After their wedding, Angel and Tess both confess indiscretions: Angel tells Tess about an affair he had with an older woman in London, and Tess tells Angel about her history with Alec. Tess forgives Angel, but Angel cannot forgive Tess. He gives her some money and boards a ship bound for Brazil, where he thinks he might establish a farm. He tells Tess he will try to accept her past but warns her not to try to join him until he comes for her.
Tess struggles. She has a difficult time finding work and is forced to take a job at an unpleasant and unprosperous farm. She tries to visit Angel’s family but overhears his brothers discussing Angel’s poor marriage, so she leaves. She hears a wandering preacher speak and is stunned to discover that he is Alec d’Urberville, who has been converted to Christianity by Angel’s father, the Reverend Clare. Alec and Tess are each shaken by their encounter, and Alec appallingly begs Tess never to tempt him again. Soon after, however, he again begs Tess to marry him, having turned his back on his -religious ways.

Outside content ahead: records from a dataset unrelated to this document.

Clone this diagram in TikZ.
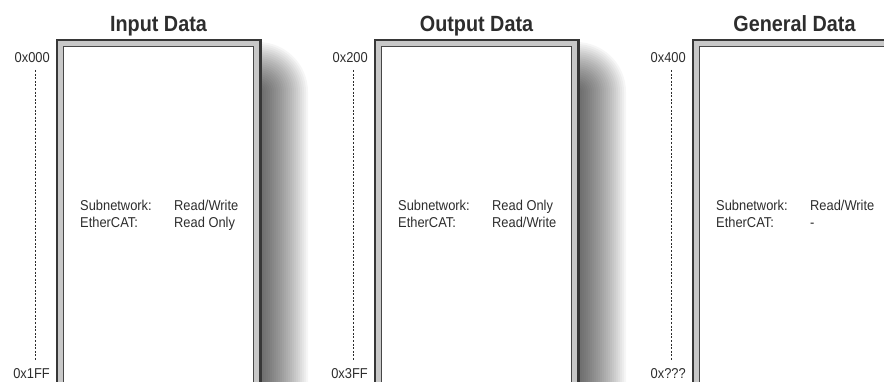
\documentclass[tikz,border=0pt]{standalone}
\usepackage{fontspec}
\newfontfamily\cond[FakeStretch=0.9]{Liberation Sans}
\definecolor{boxdark}{RGB}{55,55,55}
\definecolor{boxgray}{RGB}{200,200,200}
\definecolor{innerline}{RGB}{70,70,70}
\definecolor{txt}{RGB}{45,45,45}
\tikzset{
  titletext/.style={font=\cond\bfseries\fontsize{22}{26}\selectfont, text=txt, inner sep=0pt},
  smalltext/.style={font=\cond\fontsize{14.3}{17}\selectfont, text=txt, inner sep=0pt},
  addrline/.style={draw=txt, line width=0.8pt, dash pattern=on 2pt off 1.6pt},
  outerbox/.style={line width=2.2pt, draw=boxdark, fill=boxgray},
  innerbox/.style={line width=0.9pt, draw=innerline, fill=white},
}
\newcommand\memblock[7]{%
  % #1 left edge, #2 prefix, #3 title, #4 top addr, #5 bottom addr, #6 subnetwork, #7 ethercat
  \pgfmathsetmacro\memR{#1+205}
  \foreach \k in {1,...,25}{%
    \pgfmathsetmacro\e{\k*2}
    \fill[black, opacity=0.036, rounded corners=\e pt] ({#1+60-\e},{92-\e}) rectangle ({\memR+\e-3},440);
  }
  \draw[outerbox] ({#1+1.1},40.1) rectangle ({#1+204.4},440);
  \draw[innerbox] ({#1+7.8},46.5) rectangle ({#1+197},440);
  \node[titletext, anchor=base] (#2title) at ({#1+102.5},31.5) {#3};
  \node[smalltext, anchor=base east] (#2top) at ({#1-6},62.5) {#4};
  \node[smalltext, anchor=base east] (#2bot) at ({#1-6},378) {#5};
  \coordinate (#2ds) at ({#1-21},70);
  \coordinate (#2de) at ({#1-21},360);
  \draw[addrline] (#2ds) -- (#2de);
  \node[smalltext, anchor=base west] (#2subk) at ({#1+24},210.5) {Subnetwork:};
  \node[smalltext, anchor=base west] (#2subv) at ({#1+118},210.5) {#6};
  \node[smalltext, anchor=base west] (#2ethk) at ({#1+24},228) {EtherCAT:};
  \node[smalltext, anchor=base west] (#2ethv) at ({#1+118},228) {#7};
}
\begin{document}
\begin{tikzpicture}[x=1pt,y=-1pt]
\useasboundingbox (0,0) rectangle (884,382);
\clip (0,0) rectangle (884,382);
\memblock{56}{in}{Input Data}{0x000}{0x1FF}{Read/Write}{Read Only}
\memblock{374}{out}{Output Data}{0x200}{0x3FF}{Read Only}{Read/Write}
\memblock{692}{gen}{General Data}{0x400}{0x???}{Read/Write}{-}
\end{tikzpicture}
\end{document}
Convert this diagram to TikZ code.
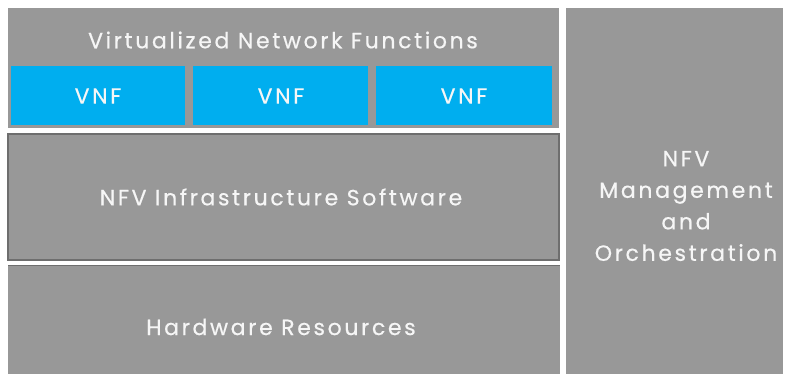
\documentclass[tikz,border=0pt]{standalone}
\usepackage{fontspec}
\setmainfont{Poppins}[LetterSpace=12, FakeBold=0.5]
\definecolor{boxgray}{RGB}{152,152,152}
\definecolor{edgegray}{RGB}{110,110,110}
\definecolor{vnfblue}{RGB}{0,174,239}
\definecolor{txtwhite}{RGB}{246,246,246}
\tikzset{
  layer/.style={fill=boxgray, draw=none},
  vnfbox/.style={fill=vnfblue, draw=none},
  lbl/.style={text=txtwhite, font=\fontsize{22}{26}\selectfont, inner sep=0pt},
}
\begin{document}
\begin{tikzpicture}[x=1pt,y=-1pt]
\useasboundingbox[fill=white] (0,0) rectangle (791,374);
% top block
\path[layer] (8,8) rectangle (559,128);
\path[vnfbox] (11,66) rectangle (185,125);
\path[vnfbox] (193,66) rectangle (368,125);
\path[vnfbox] (376,66) rectangle (552,125);
% middle block
\path[fill=boxgray, draw=edgegray, line width=1.2pt] (8,134) rectangle (559,260);
% bottom block
\path[layer] (8,265) rectangle (560,374);
\draw[edgegray, line width=1pt] (8,265.5) -- (560,265.5);
% right column
\path[layer] (566,8) rectangle (783,374);
% labels
\node[lbl] (vnfs) at (283,40) {Virtualized Network Functions};
\node[lbl] (v1) at (98,96) {VNF};
\node[lbl] (v2) at (281,96) {VNF};
\node[lbl] (v3) at (464,96) {VNF};
\node[lbl] (nfvi) at (281,197) {NFV Infrastructure Software};
\node[lbl] (hw) at (281,327) {Hardware Resources};
\node[lbl, align=center, font=\fontsize{22}{31.5}\selectfont] (mano) at (686,206) {NFV\\Management\\and\\Orchestration};
\end{tikzpicture}
\end{document}
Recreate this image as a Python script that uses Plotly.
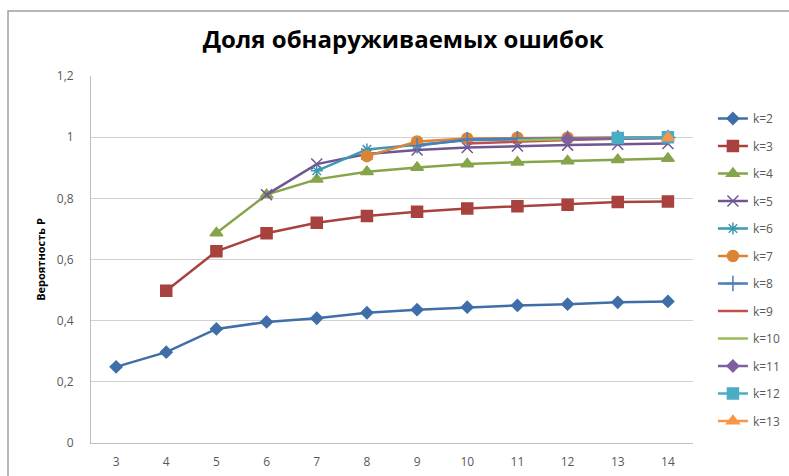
import plotly.graph_objects as go

n_values = [3, 4, 5, 6, 7, 8, 9, 10, 11, 12, 13, 14]
tick_vals_y = [0, 0.2, 0.4, 0.6, 0.8, 1.0, 1.2]
tick_text_y = ["0", "0,2", "0,4", "0,6", "0,8", "1", "1,2"]

k2 = [0.249, 0.297, 0.373, 0.396, 0.408, 0.426, 0.436, 0.444, 0.450, 0.454, 0.460, 0.463]
k3 = [None, 0.498, 0.627, 0.686, 0.720, 0.742, 0.756, 0.767, 0.774, 0.779, 0.788, 0.790]
k4 = [None, None, 0.687, 0.812, 0.862, 0.887, 0.901, 0.912, 0.918, 0.922, 0.926, 0.930]
k5 = [None, None, None, 0.812, 0.912, 0.945, 0.958, 0.966, 0.971, 0.974, 0.977, 0.979]
k6 = [None, None, None, None, 0.890, 0.960, 0.975, 0.990, 0.993, 0.995, 0.997, 0.998]
k7 = [None, None, None, None, None, 0.938, 0.986, 0.996, 0.998, 0.998, 0.999, 0.999]
k8 = [None, None, None, None, None, None, 0.972, 0.992, 0.995, 0.997, 0.998, 0.999]
k9 = [None, None, None, None, None, None, None, 0.979, 0.986, 0.991, 0.995, 0.997]
k10 = [None, None, None, None, None, None, None, None, 0.990, 0.994, 0.997, 0.998]
k11 = [None, None, None, None, None, None, None, None, None, 0.994, 0.997, 0.998]
k12 = [None, None, None, None, None, None, None, None, None, None, 0.997, 1.000]
k13 = [None, None, None, None, None, None, None, None, None, None, None, 0.998]

series_names = ["k=2", "k=3", "k=4", "k=5", "k=6", "k=7", "k=8", "k=9", "k=10", "k=11", "k=12", "k=13"]
series_values = [k2, k3, k4, k5, k6, k7, k8, k9, k10, k11, k12, k13]

colors = ["#3F6EA8", "#A8423F", "#86A44A", "#6F5592", "#3E98B2", "#DB8436",
          "#4A7EBB", "#C0504D", "#9BBB59", "#7D60A0", "#4BACC6", "#F79646"]
symbols = ["diamond", "square", "triangle-up", "x-thin-open", "asterisk-open", "circle",
           "cross-thin-open", None, None, "diamond", "square", "triangle-up"]
sizes = [9, 11, 11, 11, 10, 11, 11, 0, 0, 9, 11, 11]

fig = go.Figure()
for i, (name, vals) in enumerate(zip(series_names, series_values)):
    sym = symbols[i]
    mode = "lines+markers" if sym else "lines"
    marker = dict(color=colors[i], size=sizes[i], symbol=sym,
                  line=dict(color=colors[i], width=1.5)) if sym else None
    fig.add_trace(go.Scatter(
        x=n_values, y=vals, name=name, mode=mode,
        line=dict(color=colors[i], width=2.5),
        marker=marker, legendgroup=name,
    ))

fig.update_layout(
    width=789, height=476,
    margin=dict(l=91, r=96, t=76, b=33, autoexpand=False),
    paper_bgcolor="white", plot_bgcolor="white",
    font=dict(family="Open Sans", color="#595959", size=12),
    title=dict(text="<b>Доля обнаруживаемых ошибок</b>", x=0.511, xanchor="center",
               y=0.9174, yanchor="middle",
               font=dict(family="Open Sans", size=24, color="#000000")),
    legend=dict(x=1.0331, xanchor="left", y=0.9237, yanchor="top",
                traceorder="grouped", tracegroupgap=8.5,
                font=dict(size=12, color="#595959"), bgcolor="rgba(0,0,0,0)"),
    showlegend=True,
)
fig.update_xaxes(type="category", range=[-0.5, 11.5], showgrid=False,
                 showline=True, linecolor="#BFBFBF", linewidth=1, automargin=False,
                 ticks="", ticklabelstandoff=8, tickfont=dict(size=12, color="#595959"))
fig.update_yaxes(range=[0, 1.2], tickvals=tick_vals_y, ticktext=tick_text_y,
                 showgrid=True, gridcolor="#D0D0D0", gridwidth=1, automargin=False,
                 showline=True, linecolor="#BFBFBF", linewidth=1, zeroline=False,
                 ticks="", ticklabelstandoff=14, tickfont=dict(size=12, color="#595959"),
                 title=dict(text="<b>Вероятность P</b>", standoff=8,
                            font=dict(size=11, color="#000000")))

# chart-area border
fig.add_shape(type="rect", xref="paper", yref="paper",
              x0=(8 - 91) / 602, x1=(800 - 91) / 602,
              y0=(443 - 490) / 367, y1=(443 - 11) / 367,
              line=dict(color="#A0A0A0", width=1.5), fillcolor="rgba(0,0,0,0)", layer="above")

fig.write_html("out.html", config={"displayModeBar": False},
               post_script="document.body.style.margin='0';document.body.style.overflow='hidden';")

Tess learns from her sister Liza-Lu that her mother is near death, and Tess is forced to return home to take care of her. Her mother recovers, but her father unexpectedly dies soon after. When the family is evicted from their home, Alec offers help. But Tess refuses to accept, knowing he only wants to obligate her to him again.
At last, Angel decides to forgive his wife. He leaves Brazil, desperate to find her. Instead, he finds her mother, who tells him Tess has gone to a village called Sandbourne. There, he finds Tess in an expensive boardinghouse called The Herons, where he tells her he has forgiven her and begs her to take him back. Tess tells him he has come too late. She was unable to resist and went back to Alec d’Urberville. Angel leaves in a daze, and, heartbroken to the point of madness, Tess goes upstairs and stabs her lover to death. When the landlady finds Alec’s body, she raises an alarm, but Tess has already fled to find Angel.
Angel agrees to help Tess, though he cannot quite believe that she has actually murdered Alec. They hide out in an empty mansion for a few days, then travel farther. When they come to Stonehenge, Tess goes to sleep, but when morning breaks shortly thereafter, a search party discovers them. Tess is arrested and sent to jail. Angel and Liza-Lu watch as a black flag is raised over the prison, signaling Tess’s execution.